Hoje eu estava dando cobertura a um pequeno grupo de saqueadores, quando fomos atacados por outra equipe, que dominava aquele território. Munições eram muito escassas, então os conflitos eram cada vez mais brutais, a base de facões, porretes, tacos de beisebol ou o que pudesse ser usado como uma arma. Retornávamos gradativamente à pré-história. Os vencemos com a selvageria necessária. Era um palco de sangue e suor como outros em que estive. Após amarrarmos os que restaram vivos, acendi um charuto que fumava um trago por vez. Charutos eram muito raros desde aquela época, então eu queria propagar o seu sabor por mais tempo na minha vida miserável. Já tínhamos o que queríamos daquele lugar, que eram apenas alguns suprimentos básicos. Matamos por suprimentos básicos. Era duro para um contador, ou para qualquer pessoa de boa índole que quisesse sobreviver. Seguimos de volta para nosso acampamento, sem saber que estávamos sendo seguidos. Um garoto. Ele era apenas um garoto. Esse menino nos seguiu e descobriu a nossa localização. Mas, sua inexperiência foi sua ruína. Um de nossos homens o avistou e gritou para que nós o perseguíssemos. Depois de cair numa vala, o pobre garoto não pôde fugir das minhas garras. O capturei sem dó, o encarando como o pior dos algozes e o conduzindo ao seu destino. Sentia um misto de fúria e desprezo, mas também o admirava pela sua coragem. O interrogamos para saber se alguém mais tinha visto onde nos estabelecemos, caso ele tivesse companhia, mas as respostas eram sempre negativas. Ele não corroborou com a hipótese de termos sido seguidos por mais alguém, mas mesmo assim tomei uma decisão infeliz. Olhei fixo em seus olhos e o chamei de inútil e intrometido, enquanto segurava uma lamina na sua garganta. Ele já se urinava e chorava, mas sem soluços e gritos e com os dentes cerrados, como um pequeno herói. A sua idade provava que ele foi forjado no caos do novo mundo. Nunca vivera numa era pacifica, sem bestas monstruosas e sem escravidão. Então, mais por medo e respeito do que por raiva e frieza, cortei sua garganta. Ele não merecia. Estava apenas lutando para proteger os seus, assim como qualquer um faria. Depois de mandar enterrá-lo, peguei uma garrafa de bebida, minha arma e vim até aqui onde, talvez, você me encontrou.”

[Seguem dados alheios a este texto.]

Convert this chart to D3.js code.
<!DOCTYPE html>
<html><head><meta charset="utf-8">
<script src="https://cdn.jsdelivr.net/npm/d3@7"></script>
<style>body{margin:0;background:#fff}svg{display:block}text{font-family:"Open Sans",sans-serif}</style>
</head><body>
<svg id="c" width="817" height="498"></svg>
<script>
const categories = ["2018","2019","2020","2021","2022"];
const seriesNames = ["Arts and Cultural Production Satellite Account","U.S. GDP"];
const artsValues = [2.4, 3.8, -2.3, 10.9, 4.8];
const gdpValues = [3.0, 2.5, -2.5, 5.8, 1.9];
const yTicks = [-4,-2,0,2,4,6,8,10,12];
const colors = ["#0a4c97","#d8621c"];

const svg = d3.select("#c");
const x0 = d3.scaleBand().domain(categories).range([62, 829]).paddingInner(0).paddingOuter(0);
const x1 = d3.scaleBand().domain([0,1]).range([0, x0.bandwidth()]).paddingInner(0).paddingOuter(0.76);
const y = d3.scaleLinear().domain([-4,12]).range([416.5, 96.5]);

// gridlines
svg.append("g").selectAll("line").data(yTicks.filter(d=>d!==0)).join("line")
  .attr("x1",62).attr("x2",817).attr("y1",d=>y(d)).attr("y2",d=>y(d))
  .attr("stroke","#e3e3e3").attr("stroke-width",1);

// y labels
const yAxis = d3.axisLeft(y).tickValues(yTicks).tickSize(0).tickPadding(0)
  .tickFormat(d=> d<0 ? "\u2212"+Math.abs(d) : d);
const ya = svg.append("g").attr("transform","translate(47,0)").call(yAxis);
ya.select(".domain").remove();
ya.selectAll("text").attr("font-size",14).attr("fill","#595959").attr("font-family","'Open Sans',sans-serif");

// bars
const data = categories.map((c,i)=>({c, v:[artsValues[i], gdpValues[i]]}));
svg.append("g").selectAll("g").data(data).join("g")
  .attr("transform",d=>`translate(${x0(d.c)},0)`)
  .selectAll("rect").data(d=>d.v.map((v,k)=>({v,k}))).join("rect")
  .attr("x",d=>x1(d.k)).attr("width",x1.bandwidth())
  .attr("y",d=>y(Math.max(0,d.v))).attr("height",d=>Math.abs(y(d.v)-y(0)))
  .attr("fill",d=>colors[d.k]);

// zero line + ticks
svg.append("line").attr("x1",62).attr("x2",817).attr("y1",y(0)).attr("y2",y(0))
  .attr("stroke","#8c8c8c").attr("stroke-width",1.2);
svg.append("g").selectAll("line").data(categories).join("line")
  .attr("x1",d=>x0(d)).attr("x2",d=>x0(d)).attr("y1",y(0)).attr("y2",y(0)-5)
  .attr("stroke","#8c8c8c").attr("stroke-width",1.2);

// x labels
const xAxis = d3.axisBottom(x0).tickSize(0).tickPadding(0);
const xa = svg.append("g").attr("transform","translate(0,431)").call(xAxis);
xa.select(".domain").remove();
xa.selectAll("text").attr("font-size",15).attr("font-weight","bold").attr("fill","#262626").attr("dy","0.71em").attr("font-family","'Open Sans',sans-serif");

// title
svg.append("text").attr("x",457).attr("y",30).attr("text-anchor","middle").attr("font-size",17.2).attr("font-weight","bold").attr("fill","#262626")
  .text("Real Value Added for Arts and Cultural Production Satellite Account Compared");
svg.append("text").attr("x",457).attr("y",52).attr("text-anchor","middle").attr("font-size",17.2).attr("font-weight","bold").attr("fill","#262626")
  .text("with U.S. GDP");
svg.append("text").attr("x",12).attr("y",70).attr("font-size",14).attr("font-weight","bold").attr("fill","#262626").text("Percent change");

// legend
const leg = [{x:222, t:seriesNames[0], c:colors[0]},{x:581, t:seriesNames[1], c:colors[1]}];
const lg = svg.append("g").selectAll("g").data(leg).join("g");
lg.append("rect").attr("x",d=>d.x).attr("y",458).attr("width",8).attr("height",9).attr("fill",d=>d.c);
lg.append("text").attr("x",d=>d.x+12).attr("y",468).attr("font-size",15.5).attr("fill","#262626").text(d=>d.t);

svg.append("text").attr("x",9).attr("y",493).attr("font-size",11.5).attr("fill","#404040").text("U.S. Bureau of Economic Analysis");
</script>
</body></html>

Cada pedaço do quebra-cabeças encontrado, assim como esse relato, ajudará a remontar a história dos acontecimentos que nos assolam desde 2019, o ano zero da tragédia. A natureza selvagem do homem sempre o conduziu por caminhos tortuosos, deixando que interesses pessoais ou ganhos financeiros fossem maiores que o bem comum. Por isso acredito que meu trabalho seja importante, pois é necessário que a humanidade conheça a sua história, para que os erros não se repitam.